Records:
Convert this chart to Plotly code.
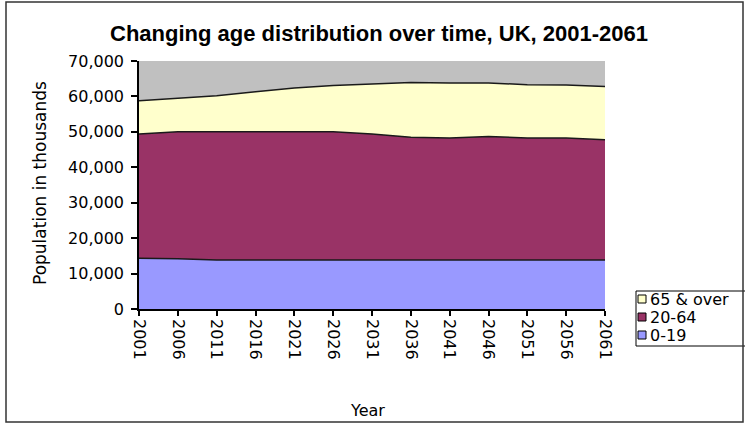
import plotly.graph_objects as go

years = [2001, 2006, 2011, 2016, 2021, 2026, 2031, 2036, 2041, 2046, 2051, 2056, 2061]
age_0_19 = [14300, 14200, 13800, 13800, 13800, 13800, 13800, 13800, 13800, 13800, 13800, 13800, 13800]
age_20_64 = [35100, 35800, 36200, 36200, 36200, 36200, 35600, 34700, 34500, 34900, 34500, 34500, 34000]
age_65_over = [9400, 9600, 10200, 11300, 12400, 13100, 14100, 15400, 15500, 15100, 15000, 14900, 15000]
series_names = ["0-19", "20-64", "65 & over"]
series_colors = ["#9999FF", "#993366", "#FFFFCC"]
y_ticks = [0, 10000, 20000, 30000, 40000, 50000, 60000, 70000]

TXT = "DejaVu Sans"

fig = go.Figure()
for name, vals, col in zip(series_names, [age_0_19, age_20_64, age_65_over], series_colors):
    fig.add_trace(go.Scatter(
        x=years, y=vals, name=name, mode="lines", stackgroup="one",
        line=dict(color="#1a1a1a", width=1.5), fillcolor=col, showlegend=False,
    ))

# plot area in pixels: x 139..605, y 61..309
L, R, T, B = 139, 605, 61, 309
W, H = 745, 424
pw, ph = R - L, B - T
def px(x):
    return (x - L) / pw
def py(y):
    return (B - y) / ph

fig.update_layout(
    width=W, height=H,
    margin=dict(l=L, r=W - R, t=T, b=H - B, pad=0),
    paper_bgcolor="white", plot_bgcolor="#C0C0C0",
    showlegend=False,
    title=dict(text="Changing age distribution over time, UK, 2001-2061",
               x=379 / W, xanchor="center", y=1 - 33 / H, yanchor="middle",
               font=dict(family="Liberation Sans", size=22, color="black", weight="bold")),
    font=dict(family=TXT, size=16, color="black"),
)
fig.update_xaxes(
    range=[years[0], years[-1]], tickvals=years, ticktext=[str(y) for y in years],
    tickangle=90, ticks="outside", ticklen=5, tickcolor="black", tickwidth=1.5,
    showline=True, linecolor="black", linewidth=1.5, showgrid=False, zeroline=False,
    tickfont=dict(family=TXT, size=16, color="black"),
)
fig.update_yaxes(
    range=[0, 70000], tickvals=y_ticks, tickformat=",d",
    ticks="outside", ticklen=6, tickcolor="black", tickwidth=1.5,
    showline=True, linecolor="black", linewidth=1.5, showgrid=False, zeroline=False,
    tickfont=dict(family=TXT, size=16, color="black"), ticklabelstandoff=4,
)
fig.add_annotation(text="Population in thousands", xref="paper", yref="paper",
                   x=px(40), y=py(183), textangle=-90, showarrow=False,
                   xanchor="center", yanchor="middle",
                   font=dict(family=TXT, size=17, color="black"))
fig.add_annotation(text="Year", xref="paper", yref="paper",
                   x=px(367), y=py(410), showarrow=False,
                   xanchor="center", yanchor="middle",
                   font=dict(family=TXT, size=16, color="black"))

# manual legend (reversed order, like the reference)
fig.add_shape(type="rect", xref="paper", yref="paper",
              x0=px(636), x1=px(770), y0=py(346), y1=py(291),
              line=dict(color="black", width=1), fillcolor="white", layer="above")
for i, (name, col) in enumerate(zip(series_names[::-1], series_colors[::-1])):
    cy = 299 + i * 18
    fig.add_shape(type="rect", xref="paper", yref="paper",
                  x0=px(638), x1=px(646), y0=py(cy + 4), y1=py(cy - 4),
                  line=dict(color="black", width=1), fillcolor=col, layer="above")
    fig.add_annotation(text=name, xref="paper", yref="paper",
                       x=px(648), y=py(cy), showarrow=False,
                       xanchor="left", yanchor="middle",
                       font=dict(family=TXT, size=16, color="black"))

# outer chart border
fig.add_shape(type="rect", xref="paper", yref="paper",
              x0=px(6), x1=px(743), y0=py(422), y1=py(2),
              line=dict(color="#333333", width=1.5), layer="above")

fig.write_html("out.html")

* * *

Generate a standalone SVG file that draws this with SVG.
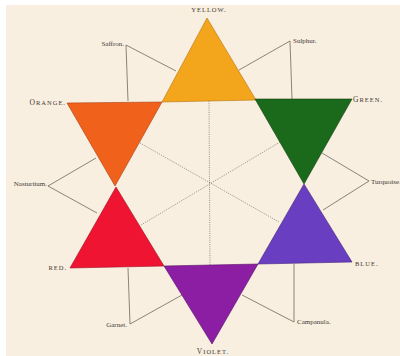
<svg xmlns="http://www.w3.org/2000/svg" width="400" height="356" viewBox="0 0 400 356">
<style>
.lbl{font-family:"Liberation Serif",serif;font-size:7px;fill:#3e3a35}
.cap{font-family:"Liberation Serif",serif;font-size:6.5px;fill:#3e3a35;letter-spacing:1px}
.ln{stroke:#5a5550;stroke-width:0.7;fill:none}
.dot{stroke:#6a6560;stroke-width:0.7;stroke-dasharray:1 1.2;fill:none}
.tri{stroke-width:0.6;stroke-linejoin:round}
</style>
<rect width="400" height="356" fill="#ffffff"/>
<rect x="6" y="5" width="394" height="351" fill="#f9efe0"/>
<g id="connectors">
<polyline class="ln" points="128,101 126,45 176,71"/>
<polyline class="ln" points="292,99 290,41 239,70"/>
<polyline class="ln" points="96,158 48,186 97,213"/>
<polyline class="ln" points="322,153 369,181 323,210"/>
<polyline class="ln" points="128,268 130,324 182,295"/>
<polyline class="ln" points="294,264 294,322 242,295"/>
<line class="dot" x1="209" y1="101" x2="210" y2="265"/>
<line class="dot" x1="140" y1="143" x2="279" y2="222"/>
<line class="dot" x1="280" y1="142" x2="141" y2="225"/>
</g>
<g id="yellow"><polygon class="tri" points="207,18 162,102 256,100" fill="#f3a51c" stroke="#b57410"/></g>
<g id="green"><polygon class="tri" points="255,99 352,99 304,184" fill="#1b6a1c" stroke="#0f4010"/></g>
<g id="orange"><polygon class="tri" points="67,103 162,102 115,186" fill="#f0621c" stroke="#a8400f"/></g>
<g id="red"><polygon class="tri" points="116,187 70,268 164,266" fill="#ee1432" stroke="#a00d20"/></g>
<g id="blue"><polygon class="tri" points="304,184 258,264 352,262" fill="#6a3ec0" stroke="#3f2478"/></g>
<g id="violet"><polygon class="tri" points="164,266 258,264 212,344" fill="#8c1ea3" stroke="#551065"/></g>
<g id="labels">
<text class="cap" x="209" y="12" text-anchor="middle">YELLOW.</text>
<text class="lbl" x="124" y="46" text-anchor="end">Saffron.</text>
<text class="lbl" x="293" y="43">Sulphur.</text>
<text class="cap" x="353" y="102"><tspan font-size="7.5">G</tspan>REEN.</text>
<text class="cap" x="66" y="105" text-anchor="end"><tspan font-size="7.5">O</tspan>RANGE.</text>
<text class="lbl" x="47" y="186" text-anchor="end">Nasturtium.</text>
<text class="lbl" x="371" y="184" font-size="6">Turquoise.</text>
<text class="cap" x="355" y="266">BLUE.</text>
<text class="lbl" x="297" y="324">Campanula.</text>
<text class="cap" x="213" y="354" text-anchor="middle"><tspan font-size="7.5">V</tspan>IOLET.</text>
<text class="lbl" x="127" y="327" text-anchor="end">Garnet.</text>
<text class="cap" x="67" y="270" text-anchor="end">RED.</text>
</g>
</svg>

• _Given request_
Read through the lines above and collect those that contain the string "chart".

• _Written answer_
Convert this chart to Plotly code.
# outer chart border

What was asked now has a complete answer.